The twenty-third running of the Staffordshire Senior Cup consisted of nine clubs. It opened at Aston Villa's Aston Lower Grounds (then called Villa Park) on 18 September 1899 before 8,000 spectators and closed at the same venue on 26 April 1900.

The biggest wins in the competition 8–0, came at Walsall and Wolverhampton Wanderers. The Walsall was victory in front of a meagre crowd, was against Burton Wanderers, a predecessor club to Burton Albion.

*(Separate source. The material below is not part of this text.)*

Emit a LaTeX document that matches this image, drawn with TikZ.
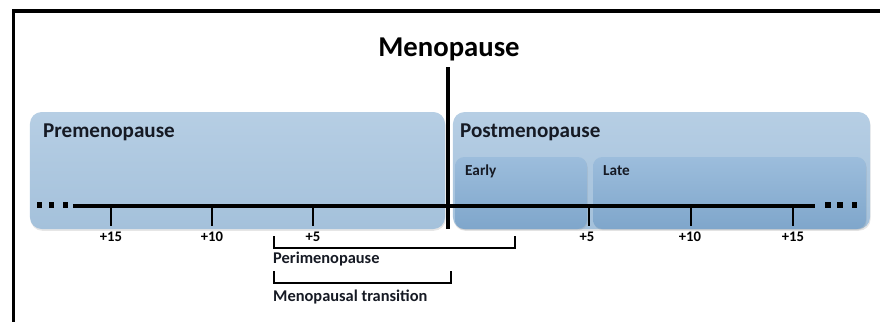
\documentclass[tikz,border=0pt]{standalone}
\usepackage{fontspec}
\setmainfont{Carlito}
\usetikzlibrary{shadows}

\definecolor{phasetop}{RGB}{182,206,228}
\definecolor{phasebot}{RGB}{164,193,219}
\definecolor{subtop}{RGB}{156,189,220}
\definecolor{subbot}{RGB}{127,166,203}
\definecolor{labeltext}{RGB}{22,26,36}

\tikzset{
  phasebox/.style={rounded corners=10pt, top color=phasetop, bottom color=phasebot, draw=none,
    minimum height=3.51cm, drop shadow={opacity=0.2, shadow xshift=0.5pt, shadow yshift=-1.5pt}},
  subbox/.style={rounded corners=8pt, top color=subtop, bottom color=subbot, draw=none,
    minimum height=2.16cm, drop shadow={opacity=0.2, shadow xshift=0.5pt, shadow yshift=-1pt}},
  phaselabel/.style={anchor=base west, inner sep=0pt, text=labeltext, font=\bfseries\fontsize{18}{20}\selectfont},
  sublabel/.style={anchor=base west, inner sep=0pt, text=labeltext, font=\bfseries\fontsize{14}{16}\selectfont},
  ticklabel/.style={anchor=base, inner sep=0pt, font=\bfseries\fontsize{12.5}{14}\selectfont},
  dotmark/.style={fill=black, minimum size=4.5pt, inner sep=0pt},
  tickmark/.style={line width=2pt},
  bracket/.style={line width=2.4pt},
}

\begin{document}
\begin{tikzpicture}[x={(0.03cm,0cm)},y={(0cm,-0.03cm)}]
\useasboundingbox (0,0) rectangle (880,322);

\draw[line width=3.4pt] (880,11) -- (13.5,11) -- (13.5,322);

\node[phasebox, minimum width=12.45cm] (prem) at (237.5,170.5) {};
\node[phasebox, minimum width=12.51cm] (post) at (661.5,170.5) {};
\node[subbox, minimum width=3.96cm] (early) at (521,193) {};
\node[subbox, minimum width=8.19cm] (late) at (729.5,193) {};

\node[phaselabel] (premlab) at (43,137) {Premenopause};
\node[phaselabel] (postlab) at (460,137) {Postmenopause};
\node[sublabel, font=\bfseries\fontsize{13}{15}\selectfont] (earlylab) at (465,175) {Early};
\node[sublabel, font=\bfseries\fontsize{13}{15}\selectfont] (latelab) at (603,175) {Late};

\node[anchor=base, inner sep=0pt, font=\bfseries\fontsize{24.5}{28}\selectfont] (meno) at (449,56) {Menopause};

\coordinate (axl) at (73,206);
\coordinate (axr) at (815,206);
\draw[line width=3.4pt] (axl) -- (axr);

\node[dotmark] (dl1) at (39.5,205) {};
\node[dotmark] (dl2) at (51.5,205) {};
\node[dotmark] (dl3) at (65.5,205) {};
\node[dotmark] (dr1) at (828,205) {};
\node[dotmark] (dr2) at (840,205) {};
\node[dotmark] (dr3) at (854.5,205) {};

\coordinate (tk1) at (111,206);
\coordinate (tk2) at (212,206);
\coordinate (tk3) at (313,206);
\coordinate (tk4) at (589,206);
\coordinate (tk5) at (691,206);
\coordinate (tk6) at (793,206);
\draw[tickmark] (tk1) -- ++(0,20);
\draw[tickmark] (tk2) -- ++(0,20);
\draw[tickmark] (tk3) -- ++(0,20);
\draw[tickmark] (tk4) -- ++(0,20);
\draw[tickmark] (tk5) -- ++(0,20);
\draw[tickmark] (tk6) -- ++(0,20);

\node[ticklabel] (lb1) at (111,241) {+15};
\node[ticklabel] (lb2) at (212,241) {+10};
\node[ticklabel] (lb3) at (313,241) {+5};
\node[ticklabel] (lb4) at (587,241) {+5};
\node[ticklabel] (lb5) at (690,241) {+10};
\node[ticklabel] (lb6) at (793,241) {+15};

\coordinate (mtop) at (448,67);
\coordinate (mbot) at (448,229);
\draw[line width=3.4pt] (mtop) -- (mbot);

\coordinate (peril) at (274,236);
\coordinate (perir) at (515,236);
\draw[bracket] (peril) -- ++(0,12) -| (perir);
\node[sublabel] (perilab) at (273,263) {Perimenopause};

\coordinate (transl) at (274,271);
\coordinate (transr) at (451,271);
\draw[bracket] (transl) -- ++(0,12) -| (transr);
\node[sublabel] (translab) at (273,301) {Menopausal transition};
\end{tikzpicture}
\end{document}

The Final at the Aston Lower Grounds, a tight affair, saw Grassam score for Burslem Port Vale only to be equalised by a scrimmage for West Bromwich Albion. The attendance was just 500. In the replay at Aston Lower Grounds the First Division club West Bromwich Albion beat the Second Division side easily with goals from Simmons, Walker (2), Roberts (2) in front of 1000 to 1500 spectators.

==First round==

| Tie no | Date | Home team | Away team | Result |
|---|---|---|---|---|
| 1 | 18 September 1899 | Aston Villa | West Bromwich Albion | 2–3 |

==Second round==

| Tie no | Date | Home team | Away team | Result |
|---|---|---|---|---|
| 2 | 2 October 1899 | Burslem Port Vale | Burton Swifts | 3–1 |
| 3 | 9 October 1899 | Small Heath | Wolverhampton Wanderers | 2–2 |
| 4 | 9 October 1899 | Walsall | Burton Wanderers | 8–0 |
| 5 | 9 October 1899 | Stoke | West Bromwich Albion | 1–3 |

=== Replay ===

| Tie no | Date | Home team | Away team | Result |
|---|---|---|---|---|
| 6 | 16 October 1899 | Wolverhampton Wanderers | Small Heath | 8–0 |

==Semi-final==

| Tie no | Date | Home team | Away team | Result |
|---|---|---|---|---|
| 7 | 30 October 1899 | Walsall | Burslem Port Vale | 1–3 |
| 8 | 20 November 1899 | West Bromwich Albion | Wolverhampton Wanderers | 3–1 |

The second match was played on 20 November, which Albion won 3-1, with all the goals scored in the first half.

==Final==

| Tie no | Date | Host | Home team | Away team | Result |
|---|---|---|---|---|---|
| 9 | 4 December 1899 | Stoke | Burslem Port Vale | West Bromwich Albion | 1–1 |

=== Replay ===

| Tie no | Date | Host | Home team | Away team | Result |
|---|---|---|---|---|---|
| 10 | 26 April 1900 | Aston Villa | Burslem Port Vale | West Bromwich Albion | 0–5 |

The final was originally scheduled for 26 February 1900, however the match was cancelled because the pitch was waterlogged. Rescheduling the match was difficult, with West Bromwich fixture congestion, and the match was ultimately rescheduled for 26 April at Aston Villa's Wellington Road ground, after the end of the Football League season. Two days before the April replay match, West Brom played their final match of the First Division of the 1899–1900 Football League, however they reserved themself for the more important Staffordshire Senior Cup final, which they won 5-0 against Burslem.